To evaluate the performance of TMR, we have used the BookCrossing dataset as a test case. BookCrossing is a popular benchmark dataset commonly-used to assess the performance of book recommendation systems. We apply the popular five-fold cross validation protocol. For each one of the five repetitions, \(85\,\%\) of the books rated by a user \(U\) in a set of users \(BX\) were used to model \(U\)’s likes/dislikes (i.e., \(U_{train}\)) and the remaining \(15\,\%\) (\(U_{test}\)) were used for actual testing.

In our empirical study, we quantified the performance of a recommender system \(R\) using the Root Mean Squared Error (RMSE), as shown in Eq. 2, which is a de facto metric for evaluating predictive recommendation systems.

$$\begin{aligned} RMSE(R) = \frac{\sum _{U \in BX}\sqrt{\frac{\sum _{b \in U_{test}} |R_{U,b}-r_{U,b}|}{|U_{test}|}}}{|BX|} \end{aligned}$$
(2)

where \(R_{U,b}\) denotes the rating \(predicted\) by \(R\) for a book \(b\) (\(\in U_{test}\)) given the corresponding user \(U\), and \(r_{U,b}\) is the \(actual\) rating given to \(b\) by \(U\).

We executed each experiment five times, and the overall RMSE score is the average of the RMSE scores computed for each repetition. In our experiments, the RMSE score generated using TMR is 1.25. Its performance, in terms of RMSE, is much higher than some baseline recommenders like SVD++ [11] (4.67) and Bias-SVD [11] (3.94). If we compare TMR with other state-of-the-art recommenders like fLDA [12] (1.31), RLMF [12] (1.32), and uLDA  [12] (1.35), we find that our results are very promising, given the significant difference obtained with respect to its counterparts.

4 Conlusions and Future Work

In this paper we have presented TMR, a domain-independent recommender that combines semantic and ontological techniques with NLP tools and lexical resources to made recommendations suitable to the preferences/interests of each individual user. In principle, TMR can work in any context where a textual description and textual reviews of the data items are available. We conducted an empirical study with the BookCrossing dataset and obtained positive results.

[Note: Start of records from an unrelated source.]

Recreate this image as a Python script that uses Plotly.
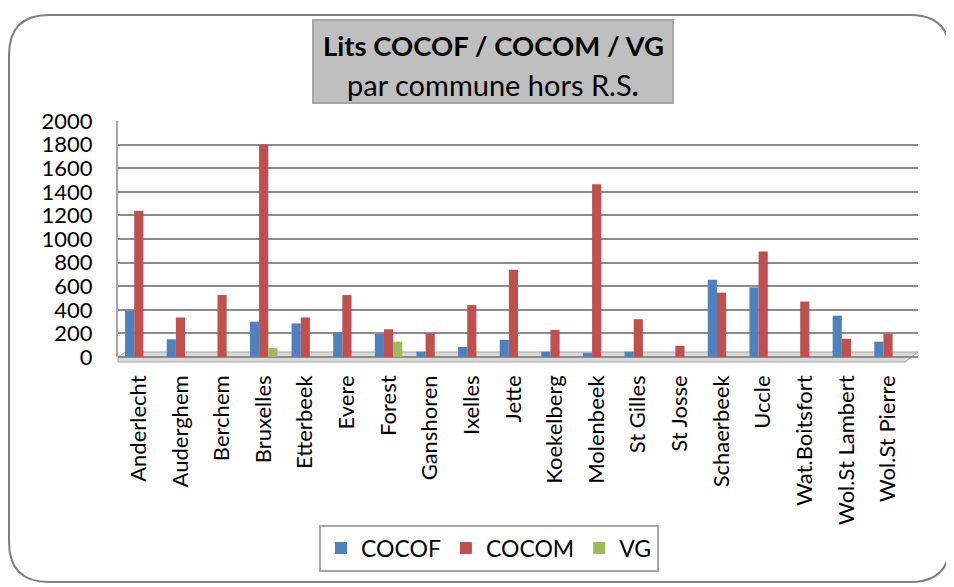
import plotly.graph_objects as go

communes = ['Anderlecht', 'Auderghem', 'Berchem', 'Bruxelles', 'Etterbeek', 'Evere',
            'Forest', 'Ganshoren', 'Ixelles', 'Jette', 'Koekelberg', 'Molenbeek',
            'St Gilles', 'St Josse', 'Schaerbeek', 'Uccle', 'Wat.Boitsfort',
            'Wol.St Lambert', 'Wol.St Pierre']

cocof = [390, 150, 0, 300, 285, 210, 195, 45, 85, 145, 45, 35, 45, 0, 655, 590, 0, 350, 130]
cocom = [1240, 335, 525, 1800, 335, 525, 235, 200, 440, 740, 230, 1465, 320, 95, 545, 895, 470, 155, 195]
vg = [0, 0, 0, 75, 0, 0, 130, 0, 0, 0, 0, 0, 0, 0, 0, 0, 0, 0, 0]

y_ticks = [0, 200, 400, 600, 800, 1000, 1200, 1400, 1600, 1800, 2000]

# positions below are given in window pixels; the figure sits 8px in from the corner
OFF = 8
W, H = 954 - OFF, 587 - OFF
L, R, T, B = 118 - OFF, 36, 121 - OFF, 230
PW, PH = W - L - R, H - T - B

def px(x):
    return (x - OFF - L) / PW

def py(y):
    return 1 - (y - OFF - T) / PH

FONT = 'Lato'

fig = go.Figure()

fig.add_trace(go.Bar(
    name = 'COCOF', x = communes, y = cocof,
    marker = dict(color = '#4f81bd', line = dict(width = 0))
))
fig.add_trace(go.Bar(
    name = 'COCOM', x = communes, y = cocom,
    marker = dict(color = '#c0504d', line = dict(width = 0))
))
fig.add_trace(go.Bar(
    name = 'VG', x = communes, y = vg,
    marker = dict(color = '#9bbb59', line = dict(width = 0))
))

# rounded outer frame
x0, x1, y0, y1, rr = px(9), px(950), py(15), py(582), 40
rx, ry = rr / PW, rr / PH
frame = (f'M {x0},{y0 - ry} Q {x0},{y0} {x0 + rx},{y0} '
         f'L {x1 - rx},{y0} Q {x1},{y0} {x1},{y0 - ry} '
         f'L {x1},{y1 + ry} Q {x1},{y1} {x1 - rx},{y1} '
         f'L {x0 + rx},{y1} Q {x0},{y1} {x0},{y1 + ry} Z')

fig.add_shape(type = 'path', path = frame, xref = 'paper', yref = 'paper',
              line = dict(color = '#7f7f7f', width = 2), layer = 'below')

# floor of the 3d chart
floor = (f'M {px(118)},{py(357)} L {px(125)},{py(352)} L {px(918)},{py(352)} '
         f'L {px(905)},{py(362)} L {px(118)},{py(362)} Z')
fig.add_shape(type = 'path', path = floor, xref = 'paper', yref = 'paper',
              fillcolor = '#d9d9d9', line = dict(color = '#a6a6a6', width = 1), layer = 'below')

# title box
fig.add_shape(type = 'rect', xref = 'paper', yref = 'paper',
              x0 = px(313), x1 = px(673), y0 = py(20), y1 = py(103),
              fillcolor = '#bfbfbf', line = dict(color = '#a6a6a6', width = 2))

fig.add_annotation(text = '<b>Lits COCOF / COCOM / VG</b>', xref = 'paper', yref = 'paper',
                   x = px(493), y = py(46), xanchor = 'center', yanchor = 'middle',
                   showarrow = False,
                   font = dict(family = FONT, size = 27.5, color = '#000000'))
fig.add_annotation(text = 'par commune hors R.S<b>.</b>', xref = 'paper', yref = 'paper',
                   x = px(493), y = py(84), xanchor = 'center', yanchor = 'middle',
                   showarrow = False,
                   font = dict(family = FONT, size = 29, color = '#000000'))

fig.update_layout(
    width = W, height = H,
    margin = dict(l = L, r = R, t = T, b = B, autoexpand = False),
    paper_bgcolor = 'white', plot_bgcolor = 'white',
    barmode = 'group', bargap = 0.34, bargroupgap = 0,
    font = dict(family = FONT, size = 22, color = '#000000'),
    showlegend = True,
    legend = dict(
        orientation = 'h', x = px(489), y = py(548), xanchor = 'center', yanchor = 'middle',
        bordercolor = '#a6a6a6', borderwidth = 2, font = dict(size = 23),
        itemwidth = 30, traceorder = 'normal'
    )
)

fig.update_xaxes(
    range = [-0.5, 18.72], tickangle = -90, ticklabelstandoff = 13,
    showgrid = False, showline = False, zeroline = False
)

fig.update_yaxes(
    range = [0, 2000], tickvals = y_ticks, ticklabelstandoff = 19,
    showgrid = True, gridcolor = '#8c8c8c', gridwidth = 2,
    zeroline = True, zerolinecolor = '#8c8c8c', zerolinewidth = 2,
    showline = True, linecolor = '#a6a6a6', linewidth = 2
)

fig.write_html('out.html')
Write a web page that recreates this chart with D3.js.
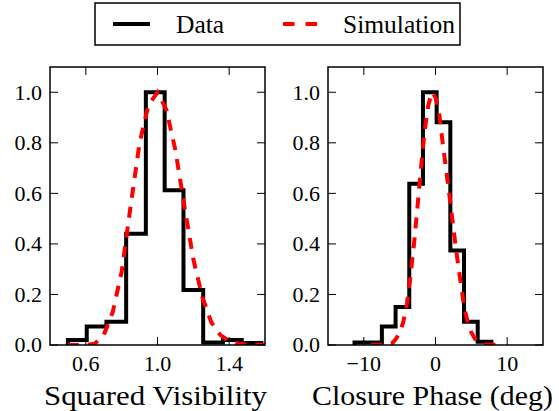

Our intention now is to verify the generality of our solution. For this purpose, we will evaluate the performance of TMR using other datasets to prove that our system is indeed context-independent. Comparing the proposal with other domain-specific recommenders in different contexts is also a relevant task of future work, as we can expect a trade-off between the generality of the proposal and its performance, that needs to be quantified.